Tension is escalating between Washington and Manila after recently elected Filipino President Rodrigo Duterte announced what he described as a “separation” from the United States and realignment with Beijing.
President Rodrigo Duterte: “America has lost me. And I realign myself in your ideological flow, and maybe I will also go to Russia to talk to Putin and tell him that there are three of us against the world: China, Philippines and Russia. It’s the only way.”
The Philippines is a former U.S. colony and a longtime military ally. Meanwhile in other news from the Philippines, dozens of protesters were injured during a demonstration Wednesday outside the U.S. Embassy in Manila when a police van repeatedly rammed into the crowd. The protesters were calling for an end to the U.S. military presence in the Philippines.
For the first time in two decades, a new nuclear reactor has gone online in the United States. The Tennessee Valley Authority announced Watts Bar Unit 2 began generating energy on Wednesday. Construction on the $4.7 billion reactor began in 1973. Four other reactors are being constructed in Georgia.
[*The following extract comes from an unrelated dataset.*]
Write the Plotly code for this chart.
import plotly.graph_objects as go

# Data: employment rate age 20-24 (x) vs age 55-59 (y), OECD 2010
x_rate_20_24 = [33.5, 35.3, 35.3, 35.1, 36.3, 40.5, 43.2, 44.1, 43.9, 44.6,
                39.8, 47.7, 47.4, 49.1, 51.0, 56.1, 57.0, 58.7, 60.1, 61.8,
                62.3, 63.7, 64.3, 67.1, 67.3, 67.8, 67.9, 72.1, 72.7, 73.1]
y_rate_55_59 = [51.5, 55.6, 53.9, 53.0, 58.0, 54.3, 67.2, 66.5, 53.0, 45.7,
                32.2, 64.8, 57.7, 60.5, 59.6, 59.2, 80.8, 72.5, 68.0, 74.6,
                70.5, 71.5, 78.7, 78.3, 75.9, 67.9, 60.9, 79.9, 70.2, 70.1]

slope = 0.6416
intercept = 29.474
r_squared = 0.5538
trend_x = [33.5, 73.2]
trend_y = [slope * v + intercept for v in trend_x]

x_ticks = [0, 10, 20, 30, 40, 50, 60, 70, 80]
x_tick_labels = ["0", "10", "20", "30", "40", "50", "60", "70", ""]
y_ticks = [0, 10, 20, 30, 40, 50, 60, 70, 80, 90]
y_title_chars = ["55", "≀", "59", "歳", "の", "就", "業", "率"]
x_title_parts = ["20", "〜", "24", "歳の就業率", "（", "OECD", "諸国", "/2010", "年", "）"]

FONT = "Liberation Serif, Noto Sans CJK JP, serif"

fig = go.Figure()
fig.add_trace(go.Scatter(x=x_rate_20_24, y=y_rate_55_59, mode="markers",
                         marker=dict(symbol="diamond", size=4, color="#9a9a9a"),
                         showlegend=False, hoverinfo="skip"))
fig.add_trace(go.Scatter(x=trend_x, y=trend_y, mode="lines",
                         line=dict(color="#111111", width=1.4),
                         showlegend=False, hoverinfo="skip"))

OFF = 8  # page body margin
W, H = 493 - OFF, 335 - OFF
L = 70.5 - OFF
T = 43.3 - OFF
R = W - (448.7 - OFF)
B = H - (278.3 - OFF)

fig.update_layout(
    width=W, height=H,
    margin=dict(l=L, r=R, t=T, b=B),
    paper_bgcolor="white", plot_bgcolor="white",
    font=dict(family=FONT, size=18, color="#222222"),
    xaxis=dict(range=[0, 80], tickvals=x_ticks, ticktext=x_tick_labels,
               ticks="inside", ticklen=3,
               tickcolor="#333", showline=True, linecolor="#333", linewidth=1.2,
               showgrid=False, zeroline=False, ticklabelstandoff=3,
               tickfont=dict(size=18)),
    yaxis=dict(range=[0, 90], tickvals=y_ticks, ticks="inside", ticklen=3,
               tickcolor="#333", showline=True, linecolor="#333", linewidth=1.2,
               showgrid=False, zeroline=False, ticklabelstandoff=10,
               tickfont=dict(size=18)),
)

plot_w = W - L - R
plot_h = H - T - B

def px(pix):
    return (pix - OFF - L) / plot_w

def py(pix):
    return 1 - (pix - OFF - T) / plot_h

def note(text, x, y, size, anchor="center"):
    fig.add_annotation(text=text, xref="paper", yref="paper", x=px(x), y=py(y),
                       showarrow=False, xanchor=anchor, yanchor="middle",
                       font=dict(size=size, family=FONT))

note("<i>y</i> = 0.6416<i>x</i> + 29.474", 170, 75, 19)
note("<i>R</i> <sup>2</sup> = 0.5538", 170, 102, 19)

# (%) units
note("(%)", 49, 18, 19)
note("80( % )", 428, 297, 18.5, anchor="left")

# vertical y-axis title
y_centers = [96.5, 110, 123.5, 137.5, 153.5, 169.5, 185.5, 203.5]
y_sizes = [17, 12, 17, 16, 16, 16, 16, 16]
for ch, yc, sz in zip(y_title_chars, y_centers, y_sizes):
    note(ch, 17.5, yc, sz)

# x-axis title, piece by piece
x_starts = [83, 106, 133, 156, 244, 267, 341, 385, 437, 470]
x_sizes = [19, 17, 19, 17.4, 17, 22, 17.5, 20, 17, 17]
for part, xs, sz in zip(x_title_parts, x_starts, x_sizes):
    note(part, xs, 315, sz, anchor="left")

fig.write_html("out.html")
In Rhode Island, two activists from a group called The FANG Collective were arrested Thursday when they chained themselves to a concrete device inside a TD Bank in Providence to protest the bank’s financial support of the Dakota Access pipeline.
Federal prosecutors have announced they plan to charge a former National Security Agency contractor with violating the Espionage Act in what’s been described as the largest theft of classified government material ever. Prosecutors accuse Harold Thomas Martin III, an employee of Booz Allen Hamilton, of stealing classified material from the NSA over a 20-year period, but there is no evidence he shared the information. Martin is scheduled to appear in court today.
A new report from the Environmental Protection Agency’s inspector general has concluded the agency took seven months longer than necessary to warn residents of Flint, Michigan, about lead contamination in their water. The report found the EPA had enough information in June 2015 to issue an emergency order under the Safe Drinking Water Act, but the agency didn’t act until January of this year. Flint’s lead poisoning began when an unelected emergency manager appointed by Michigan Governor Rick Snyder switched the source of the city’s drinking water to the corrosive Flint River in 2014.
And Britain has announced it will pardon up to 15,000 gay and bisexual men who were convicted under old laws that criminalized homosexuality. The pardons are being done under the so-called Turing law, named after Alan Turing, who cracked Nazi Germany’s “unbreakable” Enigma code but was later prosecuted for being gay. He committed suicide in 1954 at the age of 41.